A lawyer for the plaintiffs, David J. Strachman of Providence, R.I., declined to comment on the litigation. University spokesman Joe Wrinn also declined to comment.
The plaintiffs are eyeing antiquities at other institutions, as well, including The Museum of Fine Arts in Boston, the University of Pennsylvania Museum, the Philadelphia Museum of Art, the Detroit Institute of Arts, the University of Michigan, and the University of Chicago.
FOREIGN AFFAIRS
The closest match to the plaintiffs’ tactics is a suit called Flatow v.

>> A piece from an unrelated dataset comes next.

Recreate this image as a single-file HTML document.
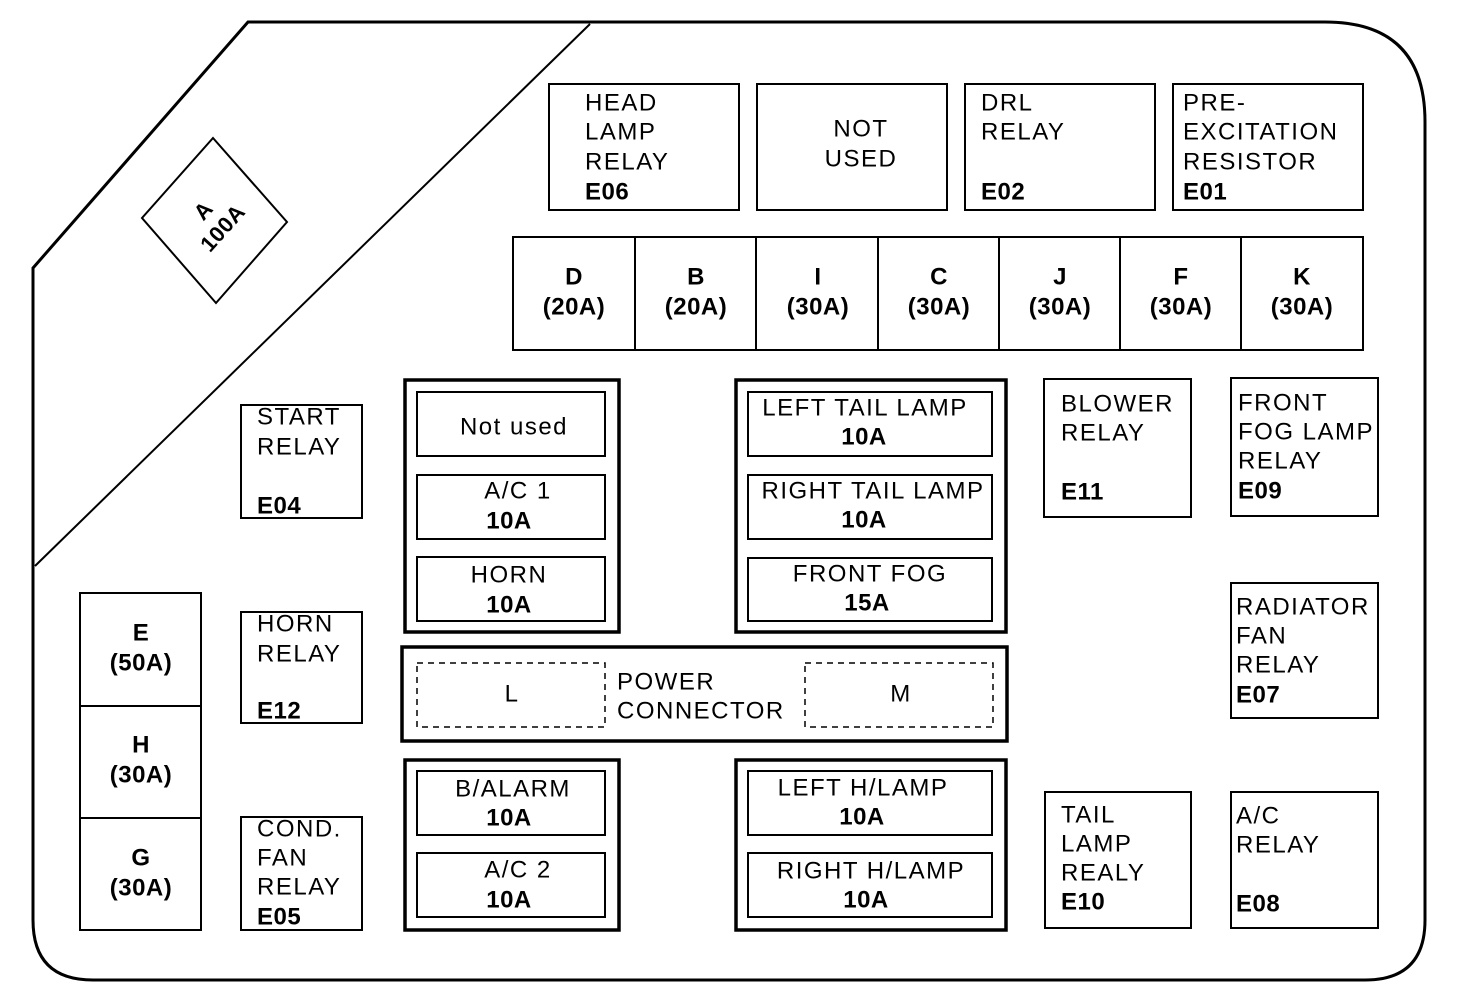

Alvi Foundation, according to Keith Sealing, associate dean for student services at Syracuse University College of Law, who has written about the FSIA.
In that suit, a plaintiff unsuccessfully tried to collect on a $247.5 million default judgment against Iran from 1978 by attempting to seize the assets of a U.S. company with ties to Iran.
“Juries have been more than willing to award massive judgments to victims of terrorism and their families—$10,000 per day for kidnapping and torture victims, $5 million in solatium for surviving close relatives of those killed, and punitive damages awards of $300 million per wrongful death—but collecting any money at all has been very problematic,” Sealing wrote in an e-mail.
In the past, plaintiffs’ have attempted to claim foreign assets that have been frozen by the U.S. government as a source of payment under the FSIA, but debates rage about the appropriateness of distributing those funds.
“Since 9/11 the United States and other countries have frozen millions of dollars of assets of countries designated State Sponsors of Terrorism, but many would argue that these assets are better retained for diplomatic leverage than to pay [punitive damages] to a few plaintiffs,” Sealing wrote.